Originally from Dubuque, Iowa, Wayne Tigges received a graduate degree and Artist Diploma from the University of Cincinnati-College Conservatory of Music and his Bachelor of Music from Iowa State University.

John Felix
Frosch

JOHN FELIX (Frosch) is delighted to be making his debut at Palm Beach Opera with this marvelous cast and company. Except for a musical comedy or revue here and there, most of his career on the stage has been in non-singing roles. His stage credits include many appearances at Florida theaters and at theaters elsewhere around the country.

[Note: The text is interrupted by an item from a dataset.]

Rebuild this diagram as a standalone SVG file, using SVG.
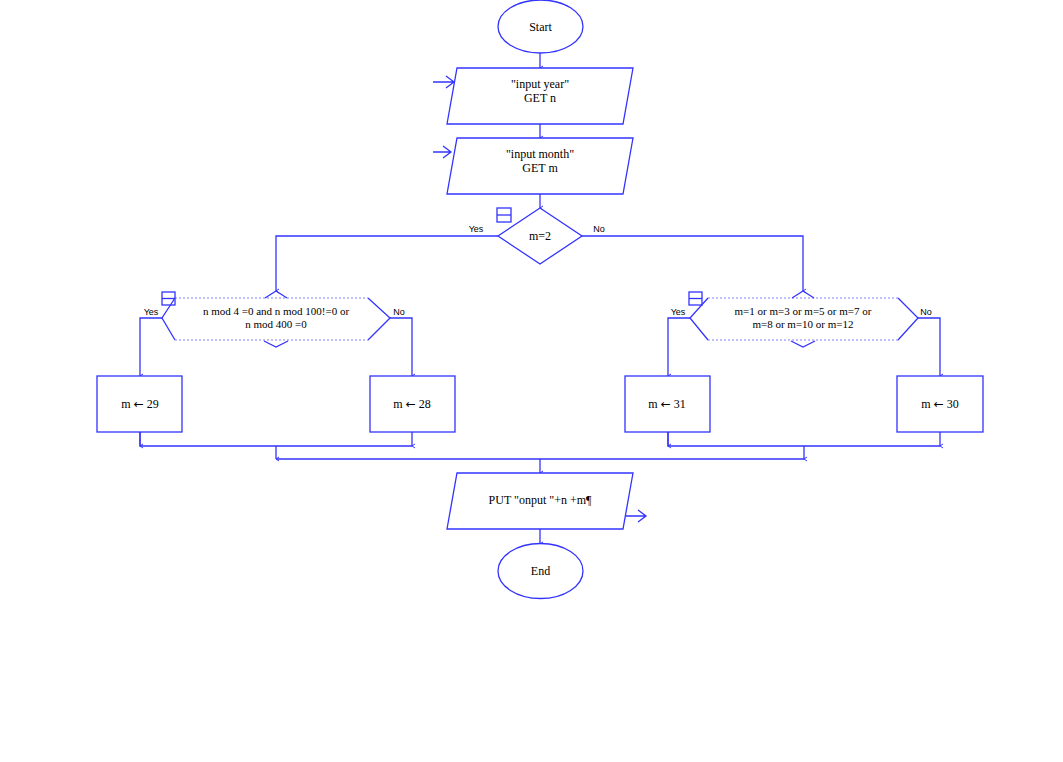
<svg xmlns="http://www.w3.org/2000/svg" width="1063" height="762" viewBox="0 0 1063 762">
<style>
.s{fill:#fff;stroke:#3333ff;stroke-width:1.3}
.d{fill:none;stroke:#8080ff;stroke-width:1;stroke-dasharray:2 2}
.l{fill:none;stroke:#3333ff;stroke-width:1.3}
.t{font-family:"Liberation Serif",serif;font-size:12px;fill:#000;text-anchor:middle}
.ar{font-family:"DejaVu Sans",sans-serif;font-size:12px}
.ts{font-family:"Liberation Sans",sans-serif;font-size:9px;fill:#000;text-anchor:middle}
</style>
<defs>
<marker id="a" markerWidth="6" markerHeight="6" refX="3" refY="5" orient="auto" markerUnits="userSpaceOnUse" viewBox="0 0 6 6">
<path d="M1,2 L3,5 L5,2" fill="none" stroke="#3333ff" stroke-width="1"/>
</marker>
</defs>
<rect width="1063" height="762" fill="#fff"/>
<g id="connectors">
<line class="l" x1="540" y1="53" x2="540" y2="68" marker-end="url(#a)"/>
<line class="l" x1="540" y1="124" x2="540" y2="138" marker-end="url(#a)"/>
<line class="l" x1="540" y1="194" x2="540" y2="208" marker-end="url(#a)"/>
<polyline class="l" points="498,236 276,236 276,291" marker-end="url(#a)"/>
<polyline class="l" points="582,236 803,236 803,291" marker-end="url(#a)"/>
<polyline class="l" points="162,318 140,318 140,376" marker-end="url(#a)"/>
<polyline class="l" points="390,318 412,318 412,376" marker-end="url(#a)"/>
<polyline class="l" points="690,318 668,318 668,376" marker-end="url(#a)"/>
<polyline class="l" points="918,318 940,318 940,376" marker-end="url(#a)"/>
<polyline class="l" points="140,432 140,446 412,446" />
<line class="l" x1="140" y1="432" x2="140" y2="446" marker-end="url(#a)"/>
<line class="l" x1="412" y1="432" x2="412" y2="446" marker-end="url(#a)"/>
<polyline class="l" points="668,432 668,446 940,446"/>
<line class="l" x1="668" y1="432" x2="668" y2="446" marker-end="url(#a)"/>
<line class="l" x1="940" y1="432" x2="940" y2="446" marker-end="url(#a)"/>
<line class="l" x1="276" y1="446" x2="276" y2="459" marker-end="url(#a)"/>
<line class="l" x1="804" y1="446" x2="804" y2="459" marker-end="url(#a)"/>
<line class="l" x1="276" y1="459" x2="804" y2="459"/>
<line class="l" x1="540" y1="459" x2="540" y2="473" marker-end="url(#a)"/>
<line class="l" x1="540" y1="529" x2="540" y2="544" marker-end="url(#a)"/>
<path class="l" d="M433,82 H454 M446,76 L454,82 L446,88"/>
<path class="l" d="M433,152 H451 M443,146 L451,152 L443,158"/>
<path class="l" d="M624,516 H646 M638,510 L646,516 L638,522"/>
</g>
<g id="start">
<ellipse class="s" cx="540.5" cy="26.5" rx="42.5" ry="26.5"/>
<text class="t" x="540.5" y="31">Start</text>
</g>
<g id="input-year">
<polygon class="s" points="457,68 633,68 623,124 447,124"/>
<text class="t" x="540" y="88">"input year"</text>
<text class="t" x="540" y="102">GET n</text>
</g>
<g id="input-month">
<polygon class="s" points="457,138 633,138 623,194 447,194"/>
<text class="t" x="540" y="158">"input month"</text>
<text class="t" x="540" y="172">GET m</text>
</g>
<g id="dec-m2">
<polygon class="s" points="540,208 582,236 540,264 498,236"/>
<text class="t" x="540" y="240">m=2</text>
<rect class="l" x="497" y="208" width="14" height="14"/>
<line class="l" x1="497" y1="215" x2="511" y2="215"/>
<text class="ts" x="476" y="232">Yes</text>
<text class="ts" x="599" y="232">No</text>
</g>
<g id="dec-leap">
<polyline class="l" points="175,298 162,318 175,340"/>
<polyline class="l" points="368,298 390,318 368,340"/>
<line class="d" x1="175" y1="298" x2="368" y2="298"/>
<line class="d" x1="175" y1="340" x2="368" y2="340"/>
<polyline class="l" points="265,298 276,291 287,298"/>
<polyline class="l" points="264,341 276,347 288,341"/>
<text class="t" x="276" y="315" style="font-size:11px">n mod 4 =0 and n mod 100!=0 or</text>
<text class="t" x="276" y="328" style="font-size:11px">n mod 400 =0</text>
<rect class="l" x="162" y="292" width="13" height="13"/>
<line class="l" x1="162" y1="298.5" x2="175" y2="298.5"/>
<text class="ts" x="151" y="315">Yes</text>
<text class="ts" x="399" y="315">No</text>
</g>
<g id="dec-31">
<polyline class="l" points="708,298 690,318 708,340"/>
<polyline class="l" points="898,298 918,318 898,340"/>
<line class="d" x1="708" y1="298" x2="898" y2="298"/>
<line class="d" x1="708" y1="340" x2="898" y2="340"/>
<polyline class="l" points="792,298 803,291 814,298"/>
<polyline class="l" points="791,341 803,347 815,341"/>
<text class="t" x="803" y="315" style="font-size:11px">m=1 or m=3 or m=5 or m=7 or</text>
<text class="t" x="803" y="328" style="font-size:11px">m=8 or m=10 or m=12</text>
<rect class="l" x="689" y="292" width="13" height="13"/>
<line class="l" x1="689" y1="298.5" x2="702" y2="298.5"/>
<text class="ts" x="678" y="315">Yes</text>
<text class="ts" x="926" y="315">No</text>
</g>
<g id="m29">
<rect class="s" x="97" y="376" width="85" height="56"/>
<text class="t" x="140" y="408">m <tspan class="ar">←</tspan> 29</text>
</g>
<g id="m28">
<rect class="s" x="370" y="376" width="85" height="56"/>
<text class="t" x="412" y="408">m <tspan class="ar">←</tspan> 28</text>
</g>
<g id="m31">
<rect class="s" x="625" y="376" width="85" height="56"/>
<text class="t" x="667" y="408">m <tspan class="ar">←</tspan> 31</text>
</g>
<g id="m30">
<rect class="s" x="897" y="376" width="86" height="56"/>
<text class="t" x="940" y="408">m <tspan class="ar">←</tspan> 30</text>
</g>
<g id="output">
<polygon class="s" points="457,473 633,473 623,529 447,529"/>
<text class="t" x="540" y="504">PUT "onput "+n +m¶</text>
</g>
<g id="end">
<ellipse class="s" cx="540.5" cy="571" rx="42.5" ry="27.5"/>
<text class="t" x="540.5" y="575">End</text>
</g>
</svg>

Of particular relevance in the context of opera may be The Lisbon Traviata in which he appeared as the obsessive Maria Callas devotee, Mendy, so dismissively catty about all other divas. Other shows include Our Town and On Golden Pond, at Palm Beach Dramaworks; The Trial of Ebenezer Scrooge, at Actors’ Playhouse; Himself (opposite Len Cariou), Fortune’s Fool and Gross Indecency… at Caldwell Theatre; Cabaret and The Music Man, at Maltz Jupiter Theatre; The Fantasticks and Little Women (opposite Donna McKechnie) at TheatreZone. The recipient of the Curtain Up Award and of multiple Carbonell Awards, John is a proud member of Actors’ Equity Association and is the Secretary of its South Florida Liaison Committee.